Carige Plunges as ECB Demands Funding Plan on Deposit Dropby
Italian bank restates loss for 2015 on bigger writedowns
Carige raised capital a year ago after ECB stress test failure
Banca Carige SpA dropped as much as 11 percent after the European Central Bank requested the Italian bank present a new funding plan amid a slump in deposits and deepening loss.
The ECB instructed Carige to submit a new funding plan by the end of the month and a strategic review by the end of May to restore compliance with supervisory requirements, it said in a statement late Thursday. The Genoa-based lender restated its 2015 net loss to 102 million euros ($112 million) from 45 million euros and said it’s experiencing a drop in deposits this year.
Carige Chief Executive Officer Piero Luigi Montani has struggled to strengthen the bank’s balance sheet and restore investor confidence after the lender was forced to plug a capital deficit that was brought to light during the ECB’s industry heath check by selling 850 million euros in stock. Carige’s shares have slumped about 75 percent over the past year, giving it a market value of 476 million euros.

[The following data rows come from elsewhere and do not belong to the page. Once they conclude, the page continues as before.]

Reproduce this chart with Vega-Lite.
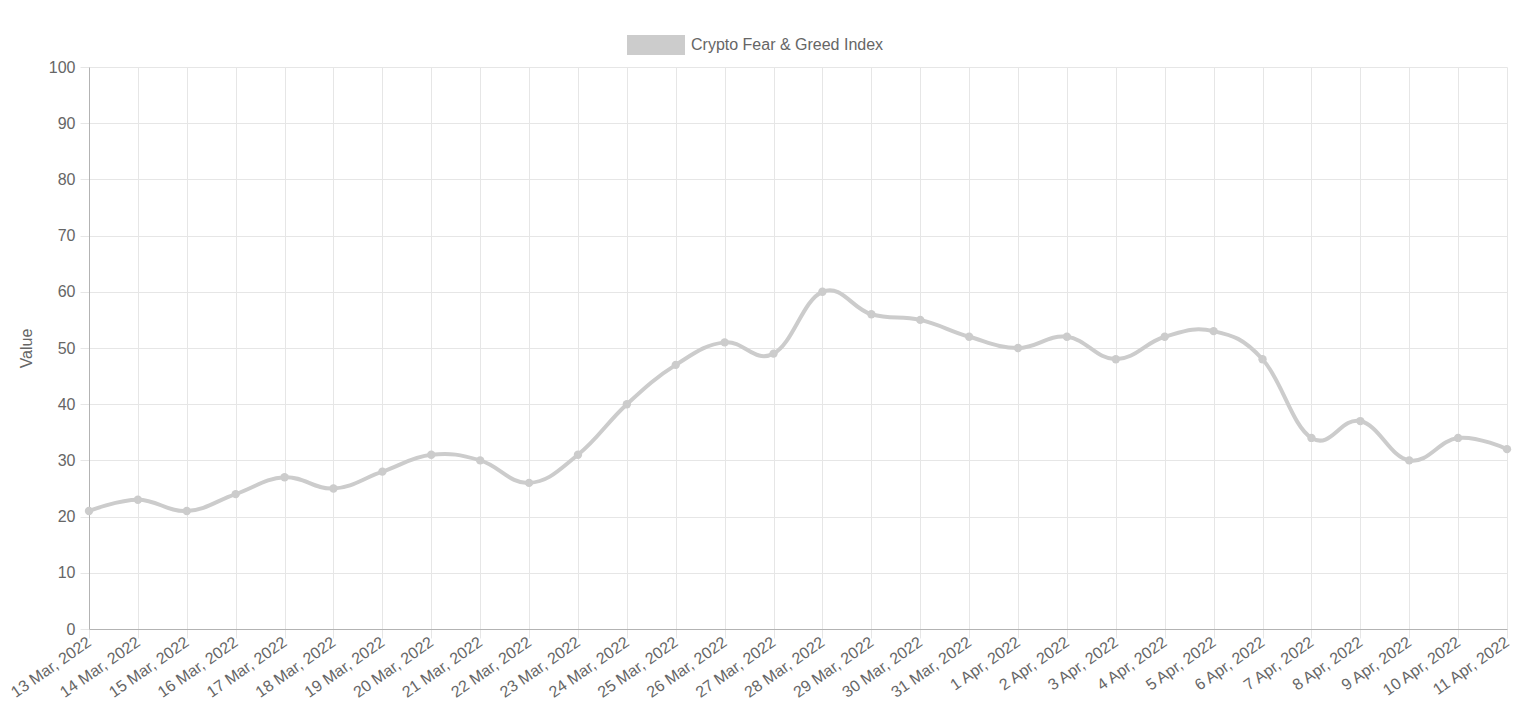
{
  "$schema": "https://vega.github.io/schema/vega-lite/v6.json",
  "autosize": {"type": "none"},
  "width": 1418,
  "height": 562,
  "padding": {"left": 89, "top": 67, "right": 29, "bottom": 90},
  "background": "white",
  "config": {
    "view": {"stroke": null},
    "font": "Liberation Sans",
    "axis": {
      "labelFont": "Liberation Sans",
      "labelFontSize": 16,
      "labelColor": "#666666",
      "titleFont": "Liberation Sans",
      "titleFontSize": 16,
      "titleColor": "#666666",
      "titleFontWeight": "normal",
      "gridColor": "#e6e6e6",
      "gridWidth": 1,
      "gridOpacity": 1,
      "domainColor": "#b3b3b3",
      "tickColor": "#e6e6e6",
      "tickSize": 9
    }
  },
  "data": {
    "values": [
      {"date": "13 Mar, 2022", "value": 21},
      {"date": "14 Mar, 2022", "value": 23},
      {"date": "15 Mar, 2022", "value": 21},
      {"date": "16 Mar, 2022", "value": 24},
      {"date": "17 Mar, 2022", "value": 27},
      {"date": "18 Mar, 2022", "value": 25},
      {"date": "19 Mar, 2022", "value": 28},
      {"date": "20 Mar, 2022", "value": 31},
      {"date": "21 Mar, 2022", "value": 30},
      {"date": "22 Mar, 2022", "value": 26},
      {"date": "23 Mar, 2022", "value": 31},
      {"date": "24 Mar, 2022", "value": 40},
      {"date": "25 Mar, 2022", "value": 47},
      {"date": "26 Mar, 2022", "value": 51},
      {"date": "27 Mar, 2022", "value": 49},
      {"date": "28 Mar, 2022", "value": 60},
      {"date": "29 Mar, 2022", "value": 56},
      {"date": "30 Mar, 2022", "value": 55},
      {"date": "31 Mar, 2022", "value": 52},
      {"date": "1 Apr, 2022", "value": 50},
      {"date": "2 Apr, 2022", "value": 52},
      {"date": "3 Apr, 2022", "value": 48},
      {"date": "4 Apr, 2022", "value": 52},
      {"date": "5 Apr, 2022", "value": 53},
      {"date": "6 Apr, 2022", "value": 48},
      {"date": "7 Apr, 2022", "value": 34},
      {"date": "8 Apr, 2022", "value": 37},
      {"date": "9 Apr, 2022", "value": 30},
      {"date": "10 Apr, 2022", "value": 34},
      {"date": "11 Apr, 2022", "value": 32}
    ]
  },
  "encoding": {
    "x": {
      "field": "date",
      "type": "nominal",
      "sort": null,
      "scale": {"type": "point", "padding": 0},
      "axis": {
        "title": null,
        "labelAngle": -35,
        "labelAlign": "right",
        "labelBaseline": "middle",
        "labelPadding": 2,
        "grid": true
      }
    },
    "y": {
      "field": "value",
      "type": "quantitative",
      "scale": {"domain": [0, 100], "nice": false},
      "axis": {
        "title": "Value",
        "values": [0, 10, 20, 30, 40, 50, 60, 70, 80, 90, 100],
        "labelPadding": 5,
        "titlePadding": 14,
        "grid": true
      }
    }
  },
  "layer": [
    {
      "mark": {"type": "line", "interpolate": "cardinal", "tension": -0.2, "stroke": "#cccccc", "strokeWidth": 4}
    },
    {
      "mark": {"type": "point", "filled": true, "size": 70, "opacity": 1, "shape": "circle"},
      "encoding": {
        "color": {
          "datum": "Crypto Fear & Greed Index",
          "type": "nominal",
          "scale": {"range": ["#cccccc"]},
          "legend": {
            "title": null,
            "orient": "none",
            "legendX": 538,
            "legendY": -51,
            "padding": 0,
            "symbolType": "M-1,-0.345H1V0.345H-1Z",
            "symbolSize": 3364,
            "symbolStrokeWidth": 0,
            "symbolOpacity": 1,
            "labelFont": "Liberation Sans",
            "labelFontSize": 16,
            "labelColor": "#666666",
            "labelLimit": 500,
            "labelOffset": 6
          }
        }
      }
    }
  ]
}
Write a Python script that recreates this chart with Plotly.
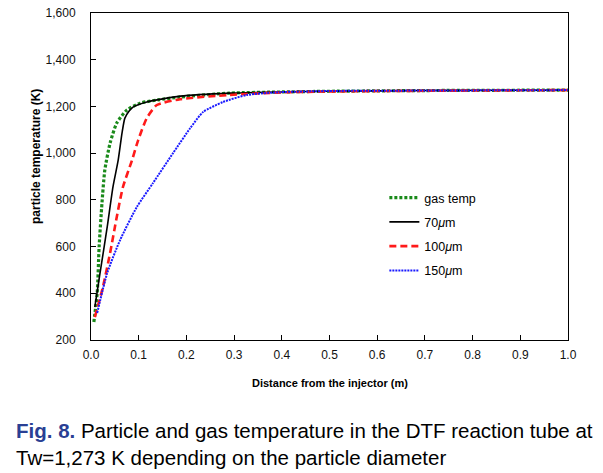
import plotly.graph_objects as go

# Distance (m) and temperature (K)
gas_d = [0.006, 0.013, 0.017, 0.023, 0.029, 0.040, 0.054, 0.075, 0.103, 0.14, 0.187, 0.29, 0.4, 0.5, 0.7, 1.0]
gas_t = [277, 401, 598, 786, 928, 1043, 1129, 1184, 1214, 1228, 1240, 1257, 1262, 1265, 1268, 1270]

p70_d = [0.008, 0.019, 0.034, 0.046, 0.057, 0.065, 0.071, 0.080, 0.088, 0.117, 0.187, 0.29, 0.4, 0.5, 0.7, 1.0]
p70_t = [341, 487, 684, 855, 970, 1086, 1150, 1180, 1197, 1219, 1244, 1257, 1262, 1265, 1268, 1270]

p100_d = [0.008, 0.025, 0.040, 0.054, 0.067, 0.086, 0.099, 0.117, 0.138, 0.187, 0.29, 0.4, 0.5, 0.7, 1.0]
p100_t = [298, 427, 572, 727, 855, 970, 1056, 1150, 1206, 1231, 1249, 1260, 1264, 1267, 1270]

p150_d = [0.013, 0.034, 0.061, 0.096, 0.130, 0.172, 0.208, 0.235, 0.277, 0.327, 0.396, 0.5, 0.7, 1.0]
p150_t = [316, 487, 628, 769, 872, 1000, 1107, 1176, 1219, 1249, 1261, 1266, 1268, 1270]

x_ticks = [0.0, 0.1, 0.2, 0.3, 0.4, 0.5, 0.6, 0.7, 0.8, 0.9, 1.0]
y_ticks = [200, 400, 600, 800, 1000, 1200, 1400, 1600]

FONT = "Liberation Sans, Arial, sans-serif"

fig = go.Figure()
fig.add_trace(go.Scatter(x=gas_d, y=gas_t, mode="lines", name="gas temp", legendgroup="a",
                         line=dict(color="#1a8a1a", width=3.2, dash="3px,2px", shape="spline", smoothing=0.6)))
fig.add_trace(go.Scatter(x=p70_d, y=p70_t, mode="lines", name="70<i>μ</i>m", legendgroup="b",
                         line=dict(color="black", width=1.6, shape="spline", smoothing=0.6)))
fig.add_trace(go.Scatter(x=p100_d, y=p100_t, mode="lines", name="100<i>μ</i>m", legendgroup="c",
                         line=dict(color="#ff1a1a", width=2.6, dash="7px,4px", shape="spline", smoothing=0.6)))
fig.add_trace(go.Scatter(x=p150_d, y=p150_t, mode="lines", name="150<i>μ</i>m", legendgroup="d",
                         line=dict(color="#1a1aff", width=2, dash="2px,1px", shape="spline", smoothing=0.6)))

fig.update_layout(
    width=603, height=473,
    margin=dict(l=91, r=35, t=13, b=133, autoexpand=False),
    paper_bgcolor="white", plot_bgcolor="white",
    font=dict(family=FONT, size=12, color="black"),
    showlegend=True,
    legend=dict(x=0.615, y=0.48, xanchor="left", yanchor="top",
                bgcolor="rgba(0,0,0,0)", font=dict(size=12.5),
                tracegroupgap=5, itemwidth=30),
    xaxis=dict(range=[0, 1.0], tickvals=x_ticks, tickformat=".1f",
               ticks="inside", ticklen=5, tickcolor="black",
               showline=True, linecolor="black", linewidth=1, mirror=True,
               showgrid=False, zeroline=False, ticklabelstandoff=4,
               tickfont=dict(size=12, color="#111")),
    yaxis=dict(range=[200, 1600], tickvals=y_ticks, tickformat=",",
               ticks="inside", ticklen=5, tickcolor="black",
               showline=True, linecolor="black", linewidth=1, mirror=True,
               showgrid=False, zeroline=False, ticklabelstandoff=12,
               tickfont=dict(size=12, color="#111")),
)

fig.add_annotation(text="<b>Distance from the injector (m)</b>", xref="paper", yref="paper",
                   x=0.5, y=-0.13, xanchor="center", yanchor="middle", showarrow=False,
                   font=dict(size=11, color="black"))
fig.add_annotation(text="<b>particle temperature (K)</b>", xref="paper", yref="paper",
                   x=-0.115, y=0.56, xanchor="center", yanchor="middle", showarrow=False,
                   textangle=-90, font=dict(size=12, color="black"))
fig.add_annotation(text="<b><span style='color:#2a3f94'>Fig. 8.</span></b> Particle and gas temperature in the DTF reaction tube at<br>Tw=1,273 K depending on the particle diameter",
                   xref="paper", yref="paper", x=-0.162, y=-0.235, xanchor="left", yanchor="top",
                   showarrow=False, align="left", font=dict(size=20.5, color="black"))

fig.write_html("out.html", config={"displayModeBar": False},
               post_script="document.body.style.margin='0';document.body.style.padding='0';")
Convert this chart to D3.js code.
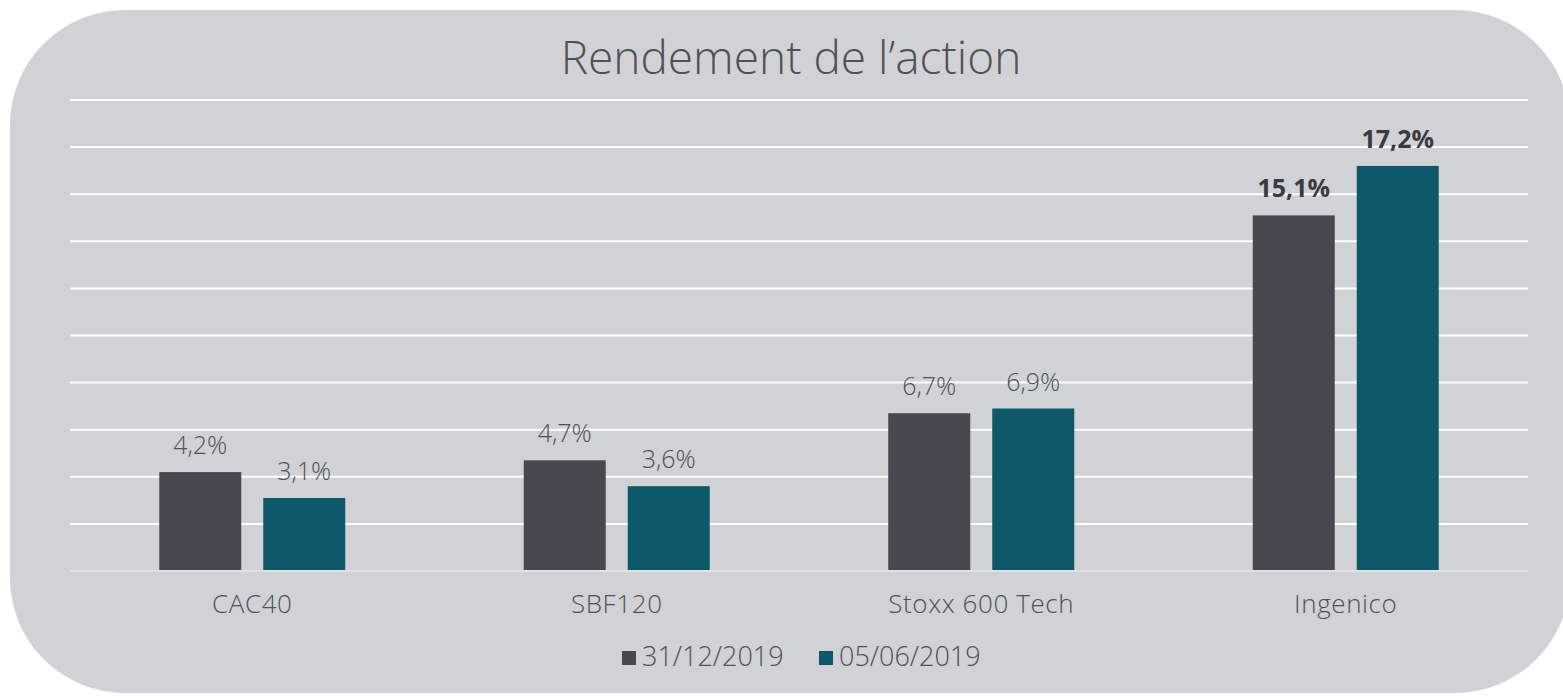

“It is a little counterintuitive to see a regulator forcing a bank to admit it basically experienced a ‘bank run’ which, as far as we believe, was related to external issues,” Fabrizio Bernardi, an analyst at Fidentiis Equities, wrote in a note Friday.
The shares dropped 9.7 percent to 57 cents at 9:58 a.m. in Milan. The Bloomberg Europe Banks and Financial Services Index has declined about 16 percent this year, with Italian lenders among the worst performers.
The bank has about 2 billion euros in cash and its liquidity coverage ratio stands at 100 percent, compared with an ECB requirement of 90 percent, Carige said in the statement. Its assets fell to about 30.2 billion euros at the end of 2015 from 38.3 billion euros a year earlier.
The ECB is increasing pressure on the weakest Italian banks to restore their capital levels, strengthen finances and address governance after they showed the biggest shortfalls in 2014 stress tests. Bad loans in the country have hit 360 billion euros, hindering Italian banks’ ability to expand lending and holding back the country’s recovery from recession.
The central bank last month sent a letter to Banca Popolare di Vicenza SCpA, threatening the lender’s resolution if it doesn’t implement all steps of its restructuring plan. The lender will ask shareholders on Saturday to approve a survival plan that depends on finding investors that are willing to buy as much as 1.8 billion euros of stock. It would be the third time the loss-making bank has tapped investors in as many years.
Other lenders are also struggling to raise buffers, with Banca Monte dei Paschi di Siena SpA reporting a fourth-quarter loss after sharing the costs of winding down four of the country’s banks. Under pressure from the ECB, CEO Fabrizio Viola has been seeking a buyer for Italy’s third-largest lender.
The Malacalza family, Carige’s largest investor with a 18 percent stake, is seeking to replace Montani with Banca Profilo SpA Chairman Guido Bastianini and bring in Giuseppe Tesauro as chairman to take over from Cesare Castelbarco Albani. The bank is scheduled to hold its shareholders meeting on March 31.